> [Do this]
Make an exact transcription of the material, leaving out all images.

> [Data section]
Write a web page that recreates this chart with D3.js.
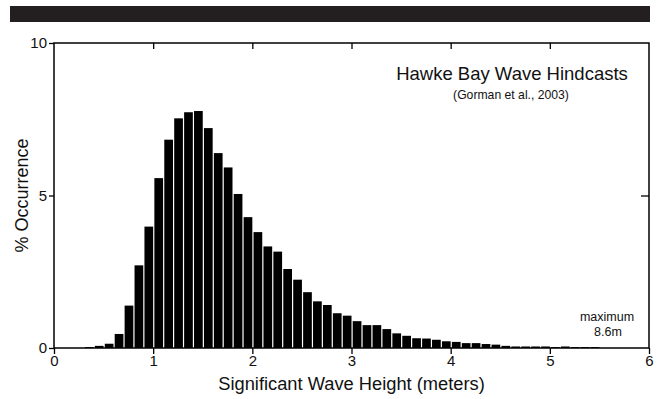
<!DOCTYPE html>
<html>
<head>
<meta charset="utf-8">
<script src="https://cdn.jsdelivr.net/npm/d3@7"></script>
<style>
  body { margin: 0; background: #fff; }
  text { font-family: "Liberation Sans", Arial, sans-serif; fill: #111; }
</style>
</head>
<body>
<svg id="chart" width="660" height="399"></svg>
<script>
// Lower edge of each 0.1 m bin (meters)
const binStarts = [0.3, 0.4, 0.5, 0.6, 0.7, 0.8, 0.9, 1.0, 1.1, 1.2, 1.3, 1.4, 1.5, 1.6, 1.7, 1.8, 1.9,
  2.0, 2.1, 2.2, 2.3, 2.4, 2.5, 2.6, 2.7, 2.8, 2.9, 3.0, 3.1, 3.2, 3.3, 3.4, 3.5, 3.6, 3.7, 3.8, 3.9,
  4.0, 4.1, 4.2, 4.3, 4.4, 4.5, 4.6, 4.7, 4.8, 4.9, 5.0, 5.1, 5.2, 5.3, 5.4];
// % occurrence in each bin
const occurrence = [0.03, 0.07, 0.14, 0.46, 1.39, 2.71, 3.98, 5.57, 6.83, 7.53, 7.73, 7.77, 7.21, 6.39, 5.92, 5.05, 4.29,
  3.80, 3.33, 3.16, 2.59, 2.24, 1.83, 1.53, 1.41, 1.14, 1.06, 0.88, 0.75, 0.75, 0.62, 0.48, 0.40, 0.32, 0.31, 0.27, 0.22,
  0.20, 0.16, 0.16, 0.13, 0.11, 0.07, 0.05, 0.05, 0.05, 0.05, 0.03, 0.05, 0.03, 0.03, 0.03];
const binWidth = 0.1;
const xTicks = [0, 1, 2, 3, 4, 5, 6];
const yTicks = [0, 5, 10];

const margin = { top: 43, right: 11, bottom: 51, left: 54 };
const width = 660, height = 399;

const svg = d3.select("#chart");

// dark banner at the top
svg.append("rect")
  .attr("x", 10).attr("y", 6)
  .attr("width", 640).attr("height", 16)
  .attr("fill", "#231f20");

const x = d3.scaleLinear().domain([0, 6]).range([margin.left, width - margin.right]);
const y = d3.scaleLinear().domain([0, 10]).range([height - margin.bottom, margin.top]);

const bins = binStarts.map((b, i) => ({ x0: b, x1: b + binWidth, value: occurrence[i] }));

// bars
svg.append("g")
  .selectAll("rect")
  .data(bins)
  .join("rect")
  .attr("x", d => x(d.x0) + 1.2)
  .attr("y", d => y(d.value))
  .attr("width", d => x(d.x1) - x(d.x0) - 1.2)
  .attr("height", d => y(0) - y(d.value))
  .attr("fill", "#000");

// axes
const axisStyle = g => {
  g.select(".domain").remove();
  g.selectAll("line").attr("stroke", "#000").attr("stroke-width", 1.3);
  g.selectAll("text").attr("font-size", 15).style("font-family", "'Liberation Sans', Arial, sans-serif").attr("fill", "#111");
};

svg.append("g")
  .attr("transform", `translate(0,${y(0)})`)
  .call(d3.axisBottom(x).tickValues(xTicks).tickSize(6).tickPadding(1).tickFormat(d3.format("d")))
  .call(axisStyle);

// top ticks point inward
svg.append("g")
  .attr("transform", `translate(0,${y(10)})`)
  .call(d3.axisBottom(x).tickValues(xTicks.slice(1, -1)).tickSize(6).tickFormat(""))
  .call(axisStyle);

svg.append("g")
  .attr("transform", `translate(${x(0)},0)`)
  .call(d3.axisLeft(y).tickValues(yTicks).tickSize(5).tickPadding(2).tickFormat(d3.format("d")))
  .call(axisStyle);

// right ticks point inward
svg.append("g")
  .attr("transform", `translate(${x(6)},0)`)
  .call(d3.axisLeft(y).tickValues([5]).tickSize(8).tickFormat(""))
  .call(axisStyle);

// frame
svg.append("rect")
  .attr("x", x(0)).attr("y", y(10))
  .attr("width", x(6) - x(0)).attr("height", y(0) - y(10))
  .attr("fill", "none")
  .attr("stroke", "#000")
  .attr("stroke-width", 1.5);

// axis titles
svg.append("text")
  .attr("x", (x(0) + x(6)) / 2)
  .attr("y", 390)
  .attr("text-anchor", "middle")
  .attr("font-size", 18.3)
  .text("Significant Wave Height (meters)");

svg.append("text")
  .attr("transform", `translate(28,${(y(0) + y(10)) / 2}) rotate(-90)`)
  .attr("text-anchor", "middle")
  .attr("font-size", 18)
  .text("% Occurrence");

// chart title and source
svg.append("text")
  .attr("x", 512).attr("y", 80)
  .attr("text-anchor", "middle")
  .attr("font-size", 18.5)
  .text("Hawke Bay Wave Hindcasts");

svg.append("text")
  .attr("x", 511).attr("y", 99)
  .attr("text-anchor", "middle")
  .attr("font-size", 12.2)
  .text("(Gorman et al., 2003)");

// maximum annotation
svg.append("text")
  .attr("x", 607).attr("y", 321)
  .attr("text-anchor", "middle")
  .attr("font-size", 12.5)
  .text("maximum");

svg.append("text")
  .attr("x", 608).attr("y", 336)
  .attr("text-anchor", "middle")
  .attr("font-size", 12.5)
  .text("8.6m");
</script>
</body>
</html>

> [Solution]
Write a web page that recreates this chart with D3.js.
<!DOCTYPE html>
<html>
<head>
<meta charset="utf-8">
<script src="https://cdn.jsdelivr.net/npm/d3@7"></script>
<style>
  body { margin: 0; background: #fff; }
  text { font-family: "Liberation Sans", Arial, sans-serif; fill: #111; }
</style>
</head>
<body>
<svg id="chart" width="660" height="399"></svg>
<script>
// Lower edge of each 0.1 m bin (meters)
const binStarts = [0.3, 0.4, 0.5, 0.6, 0.7, 0.8, 0.9, 1.0, 1.1, 1.2, 1.3, 1.4, 1.5, 1.6, 1.7, 1.8, 1.9,
  2.0, 2.1, 2.2, 2.3, 2.4, 2.5, 2.6, 2.7, 2.8, 2.9, 3.0, 3.1, 3.2, 3.3, 3.4, 3.5, 3.6, 3.7, 3.8, 3.9,
  4.0, 4.1, 4.2, 4.3, 4.4, 4.5, 4.6, 4.7, 4.8, 4.9, 5.0, 5.1, 5.2, 5.3, 5.4];
// % occurrence in each bin
const occurrence = [0.03, 0.07, 0.14, 0.46, 1.39, 2.71, 3.98, 5.57, 6.83, 7.53, 7.73, 7.77, 7.21, 6.39, 5.92, 5.05, 4.29,
  3.80, 3.33, 3.16, 2.59, 2.24, 1.83, 1.53, 1.41, 1.14, 1.06, 0.88, 0.75, 0.75, 0.62, 0.48, 0.40, 0.32, 0.31, 0.27, 0.22,
  0.20, 0.16, 0.16, 0.13, 0.11, 0.07, 0.05, 0.05, 0.05, 0.05, 0.03, 0.05, 0.03, 0.03, 0.03];
const binWidth = 0.1;
const xTicks = [0, 1, 2, 3, 4, 5, 6];
const yTicks = [0, 5, 10];

const margin = { top: 43, right: 11, bottom: 51, left: 54 };
const width = 660, height = 399;

const svg = d3.select("#chart");

// dark banner at the top
svg.append("rect")
  .attr("x", 10).attr("y", 6)
  .attr("width", 640).attr("height", 16)
  .attr("fill", "#231f20");

const x = d3.scaleLinear().domain([0, 6]).range([margin.left, width - margin.right]);
const y = d3.scaleLinear().domain([0, 10]).range([height - margin.bottom, margin.top]);

const bins = binStarts.map((b, i) => ({ x0: b, x1: b + binWidth, value: occurrence[i] }));

// bars
svg.append("g")
  .selectAll("rect")
  .data(bins)
  .join("rect")
  .attr("x", d => x(d.x0) + 1.2)
  .attr("y", d => y(d.value))
  .attr("width", d => x(d.x1) - x(d.x0) - 1.2)
  .attr("height", d => y(0) - y(d.value))
  .attr("fill", "#000");

// axes
const axisStyle = g => {
  g.select(".domain").remove();
  g.selectAll("line").attr("stroke", "#000").attr("stroke-width", 1.3);
  g.selectAll("text").attr("font-size", 15).style("font-family", "'Liberation Sans', Arial, sans-serif").attr("fill", "#111");
};

svg.append("g")
  .attr("transform", `translate(0,${y(0)})`)
  .call(d3.axisBottom(x).tickValues(xTicks).tickSize(6).tickPadding(1).tickFormat(d3.format("d")))
  .call(axisStyle);

// top ticks point inward
svg.append("g")
  .attr("transform", `translate(0,${y(10)})`)
  .call(d3.axisBottom(x).tickValues(xTicks.slice(1, -1)).tickSize(6).tickFormat(""))
  .call(axisStyle);

svg.append("g")
  .attr("transform", `translate(${x(0)},0)`)
  .call(d3.axisLeft(y).tickValues(yTicks).tickSize(5).tickPadding(2).tickFormat(d3.format("d")))
  .call(axisStyle);

// right ticks point inward
svg.append("g")
  .attr("transform", `translate(${x(6)},0)`)
  .call(d3.axisLeft(y).tickValues([5]).tickSize(8).tickFormat(""))
  .call(axisStyle);

// frame
svg.append("rect")
  .attr("x", x(0)).attr("y", y(10))
  .attr("width", x(6) - x(0)).attr("height", y(0) - y(10))
  .attr("fill", "none")
  .attr("stroke", "#000")
  .attr("stroke-width", 1.5);

// axis titles
svg.append("text")
  .attr("x", (x(0) + x(6)) / 2)
  .attr("y", 390)
  .attr("text-anchor", "middle")
  .attr("font-size", 18.3)
  .text("Significant Wave Height (meters)");

svg.append("text")
  .attr("transform", `translate(28,${(y(0) + y(10)) / 2}) rotate(-90)`)
  .attr("text-anchor", "middle")
  .attr("font-size", 18)
  .text("% Occurrence");

// chart title and source
svg.append("text")
  .attr("x", 512).attr("y", 80)
  .attr("text-anchor", "middle")
  .attr("font-size", 18.5)
  .text("Hawke Bay Wave Hindcasts");

svg.append("text")
  .attr("x", 511).attr("y", 99)
  .attr("text-anchor", "middle")
  .attr("font-size", 12.2)
  .text("(Gorman et al., 2003)");

// maximum annotation
svg.append("text")
  .attr("x", 607).attr("y", 321)
  .attr("text-anchor", "middle")
  .attr("font-size", 12.5)
  .text("maximum");

svg.append("text")
  .attr("x", 608).attr("y", 336)
  .attr("text-anchor", "middle")
  .attr("font-size", 12.5)
  .text("8.6m");
</script>
</body>
</html>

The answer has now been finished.